Cadences of Time
By Neila Todd
A Review of Collected Poems 1964-1979. Anson Gonzalez. Diego Martin: New Voices.1979. (paperback, 106 poems, 163 pages)
This anthology represents a comprehensive sampling of the author's selection of his works covering the period 1964-1979. It is meant to record his growth to maturity. The one hundred and six poems have been arranged according to his thematic concerns and they give insights to his personal vision, his responses to his craft and his society.
Collected Poems 1964-1979 is a heterogenous work. It can satisfy avowed poetry lovers who will find fulfillment in its poetic resonances. It can provide the elitist literary critics with the opportunity to explore a variety of style, theme and attitude. It appeals, above all, to those who simply wish to review nostalgically the kaleidoscope of event, ideas and attitudes that has shaped sensibilities in this country, the region and contemporary society.

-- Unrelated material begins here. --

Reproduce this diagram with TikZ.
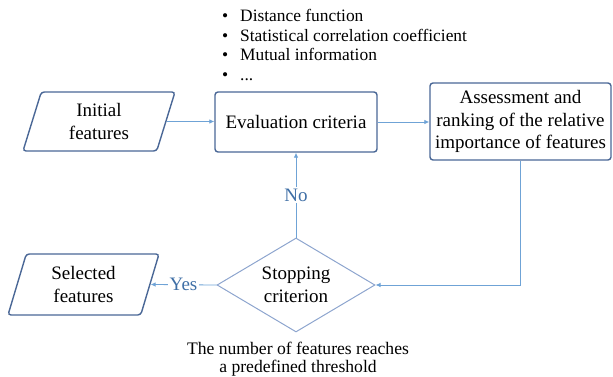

The reader is permitted controlled glimpses into the poet's personal life. His overriding concern however, is bridging the gap between esoteric verse and external society. consequently he avoids narcissism, and analyses instead man's social world, his adaptation to it and his desire to change it. Gonzalez chronicles man's relation to his family, his role in the family and his interaction in the larger society. He examines too the conflicts and tensions between classes, between groups or simply between individuals. Collected Poems 1964-1979 presents poetry synchronous with the frenzy and complexity of today's world. Gonzalez takes the reader through a labyrinth of imagery and metaphor. There is strong evidence of his cosmopolitan literary heritage and religious background,which enriches his work in direct references, allusions or annotations. The poet reviews folkways and mores in poems as Tabiz, Cocoa Dancers, Humming Bird and Cane Ballad. He looks too at nature and its sometimes annihilating effect on man, as in Alma.
Such a mosaic as Collected Poems 1964-1979offers a range of style and form. The poet feels unrestrained to explore the multifariousness that his muse has afforded him. He is equally at ease with the conventional, lyrical stanzaic patterns or the long, loose chant-like lines of primitive verse or the starkness of contemporary poetic prose. His rhythms are derived from the familiar cadences preferred by modernistic poets. In mood he shares the poet's preoccupation with the burden of his craft.
The now trendy, and almost poetic angst creates in him morbidity, cynicism, despondency. He, too, sings the blues. He sees life in terms of a fight, a bitter struggle. human relationships are tinged with uneasiness and the fear of latent exploitation. The bitter mood is carried over to his political utterances. He sees philistinism escalating, being compounded by the refusal to listen to distress signals, hence his frequent auricular imagery.
Collected Poems 1964-1979 deserves attention. As a collector's item it will reward and gratify as a poetic as well as an historical statement of these times. It also affords its readers the opportunity to possess Phase One of Gonzalez' evolution as a poet. In his author's preface he intimates that he is now on the "threshold of the state of purity". This declaration partially absolves him from minor lapses in this collection. His readers, therefore, can await the fulfillment of this promise.